Свидетели показали, что характера был жестокого: поймает курицу и повесит ее за
ноги, вниз головой, так, для удовольствия: это его развлекало: превосходная
характернейшая черта! Он бил жену чем попало несколько лет сряду – веревками,
палками. Вынет половицу, просунет в отверстие ее ноги, а половицу притиснет и
бьет, и бьет. Я думаю, он и сам не знал, за что ее бьет, так, по тем же,
вероятно, мотивам, по которым и курицу вешал.
Я воображаю и ее наружность: должно быть, очень маленькая, исхудавшая, как
щепка, женщина. Иногда это бывает, что очень большие и плотные мужчины, с
белым, пухлым телом, женятся на очень маленьких, худеньких женщинах (даже
наклонны к таким выборам, я заметил), и так странно смотреть на них, когда
они стоят или идут вместе.
Видали ли вы, как мужик сечет жену? Я видал. Он начинает веревкой или ремнем.
Мужицкая жизнь лишена эстетических наслаждений – музыки, театров, журналов;
естественно, надо чем-нибудь восполнить ее. Связав жену или забив ее ноги в
отверстие половицы, наш мужичок начинал, должно быть, методически,
хладнокровно, сонливо даже, мерными ударами, не слушая криков и молений, то
есть именно слушая их, слушая с наслаждением, а то какое было бы удовольствие
ему бить?
Знаете, господа, люди родятся в разной обстановке: неужели вы не поверите,
что эта женщина в другой обстановке могла бы быть какой-нибудь Юлией или
Беатриче из Шекспира, Гретхен из Фауста? Я ведь не говорю, что была, – и было
бы это очень смешно утверждать, – но ведь могло быть в зародыше и у ней нечто
очень благородное в душе, пожалуй, не хуже, чем и в благородном сословии:
любящее, даже возвышенное сердце, характер, исполненный оригинальнейшей
красоты. Уже одно то, что она столько медлила наложить на себя руки,
показывает ее в таком тихом, кротком, терпеливом, любящем свете.

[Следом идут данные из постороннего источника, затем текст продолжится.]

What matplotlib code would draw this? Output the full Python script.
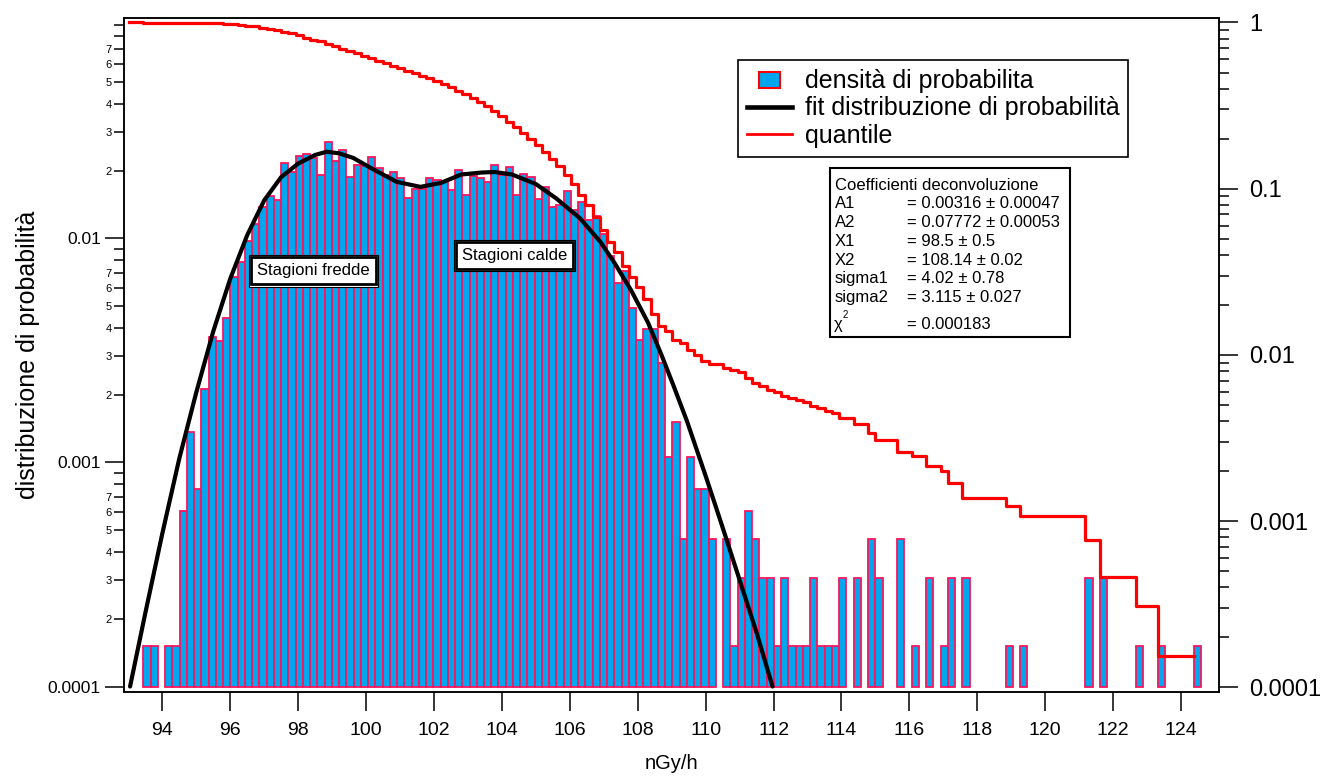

Он вдруг бросает ремень, как ошалелый схватывает палку, сучок, что попало,
ломает их с трех последних ужасных ударов на ее спине, – баста! Отходит,
садится за стол, воздыхает и принимается за квас. Маленькая девочка, дочь их
(была же и у них дочь!), на печке в углу дрожит, прячется: она слышала, как
кричала мать. Он уходит. К рассвету мать очнется, встанет, охая и вскрикивая
при каждом движении, идет доить корову, тащится за водой, на работу.
А он ей, уходя, своим методическим, медленным и важным голосом: «Не
смей есть этот хлеб, это мой хлеб».
Под конец ему нравилось тоже вешать ее за ноги, как вешал курицу. Повесит,
должно быть, а сам отойдет, сядет, примется за кашу, поест, потом вдруг
опять возьмет ремень и начнет, и начнет висячую… А девочка все дрожит,
скорчившись на печи, дико заглянет украдкой на повешенную за ноги мать и опять
спрячется.
И вот он перед судом – важный, пухлый, сосредоточенный; запирается во всем:
«Душа в душу жили», – роняет он ценным бисером редкие слова.

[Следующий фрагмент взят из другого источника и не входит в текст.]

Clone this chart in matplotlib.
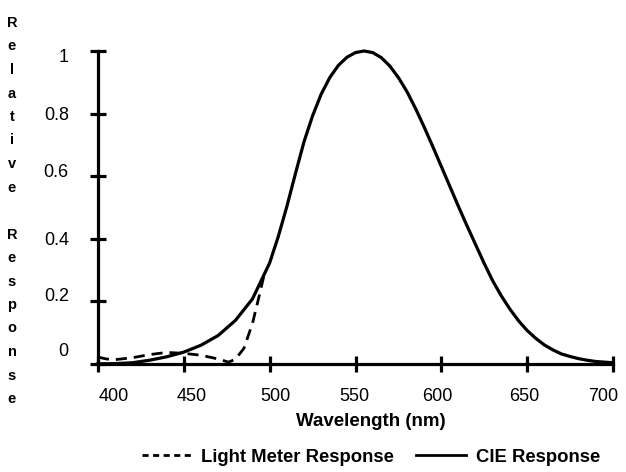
import matplotlib
matplotlib.use('Agg')
import matplotlib.pyplot as plt
from matplotlib.lines import Line2D
from matplotlib.transforms import ScaledTranslation

plt.rcParams['font.family'] = ['Liberation Sans', 'DejaVu Sans']

# CIE response
cie_nm = [400, 410, 420, 430, 440, 450, 460, 470, 480, 490, 500, 505, 510, 515,
          520, 525, 530, 535, 540, 545, 550, 555, 560, 565, 570, 575, 580, 585,
          590, 595, 600, 605, 610, 615, 620, 625, 630, 635, 640, 645, 650, 655,
          660, 665, 670, 675, 680, 685, 690, 695, 700]
cie_val = [0.0004, 0.0012, 0.004, 0.012, 0.023, 0.038, 0.06, 0.091, 0.139, 0.208,
           0.323, 0.407, 0.503, 0.608, 0.71, 0.793, 0.862, 0.915, 0.954, 0.98,
           0.995, 1.0, 0.995, 0.979, 0.952, 0.915, 0.87, 0.816, 0.757, 0.695,
           0.631, 0.567, 0.503, 0.441, 0.381, 0.321, 0.265, 0.217, 0.175, 0.138,
           0.107, 0.082, 0.061, 0.045, 0.032, 0.024, 0.017, 0.012, 0.008, 0.006,
           0.004]

# light meter response
lm_nm = [400, 405, 410, 420, 430, 440, 450, 460, 470, 476, 480, 485, 490, 494, 497]
lm_val = [0.022, 0.016, 0.014, 0.02, 0.03, 0.037, 0.034, 0.028, 0.016, 0.006,
          0.015, 0.05, 0.13, 0.22, 0.29]

xticks = [400, 450, 500, 550, 600, 650, 700]
yticks = [0, 0.2, 0.4, 0.6, 0.8, 1]
ylabels = ['0', '0.2', '0.4', '0.6', '0.8', '1']

fig = plt.figure(figsize=(6.26, 4.72), dpi=100)
ax = fig.add_axes([98/626, 1-364/472, (613-98)/626, (364-51)/472])

ax.plot(cie_nm, cie_val, color='black', lw=2.3, clip_on=False)
ax.plot(lm_nm, lm_val, color='black', lw=2.0, dashes=(4, 2.5), clip_on=False)

ax.set_xlim(400, 700)
ax.set_ylim(0, 1)
ax.set_xticks(xticks)
ax.set_yticks(yticks)
ax.set_yticklabels(ylabels)
for s in ['top', 'right']:
    ax.spines[s].set_visible(False)
for s in ['left', 'bottom']:
    ax.spines[s].set_linewidth(2.3)
ax.tick_params(direction='inout', length=12, width=2.3, labelsize=13)
ax.tick_params(axis='y', pad=15)
ax.tick_params(axis='x', pad=11)

# the labels in the original do not sit exactly on their ticks (pixel nudges)
x_nudge = [16, 8, 6, -1, -4, -3, -10]
y_nudge = [14, 7, 0, 6, 0, -5]
for lab, dx in zip(ax.get_xticklabels(), x_nudge):
    lab.set_transform(lab.get_transform() + ScaledTranslation(dx/100, 0, fig.dpi_scale_trans))
for lab, dy in zip(ax.get_yticklabels(), y_nudge):
    lab.set_transform(lab.get_transform() + ScaledTranslation(0, dy/100, fig.dpi_scale_trans))

ax.set_xlabel('Wavelength (nm)', fontsize=13.5, fontweight='bold')
ax.xaxis.set_label_coords((371-98)/515, -(422-364)/313, transform=ax.transAxes)
ax.xaxis.label.set_va('center')

# vertical stacked y label
ylab = 'Relative Response'
ys = [23 + i*23.5 for i in range(len(ylab))]
for ch, yy in zip(ylab, ys):
    fig.text(12/626, 1-yy/472, ch, ha='center', va='center',
             fontsize=10.5, fontweight='bold')

handles = [Line2D([], [], color='black', lw=2.0, dashes=(2.2, 1.6)),
           Line2D([], [], color='black', lw=2.0)]
fig.legend(handles, ['Light Meter Response', 'CIE Response'], loc='center',
           bbox_to_anchor=(371/626, 1-457/472), ncol=2, frameon=False,
           prop={'size': 13.3, 'weight': 'bold'}, handlelength=2.7,
           handletextpad=0.5, columnspacing=1.2)

fig.savefig('out.png', dpi=100)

Присяжные выходят и по “кратком совещании” выносят приговор: «Виновен, но
достоин снисхождения».
Заметьте, что девочка свидетельствовала против отца. Она рассказала все и
исторгла, говорят, слезы присутствующих. Если бы не “снисхождение” присяжных,
то его сослали бы на поселение в Сибирь. Но с “снисхождением” ему только восемь
месяцев пробыть в остроге, а там воротится домой и потребует к себе
свидетельствовавшую против него за мать девочку. Будет кого опять за ноги
вешать.
«Достоин снисхождения!» И ведь этот приговор дан зазнамо. Знали
ведь, что ожидает ребенка. К кому, к чему снисхождение? Чувствуешь себя как в
каком-то вихре; захватило вас и вертит, и вертит.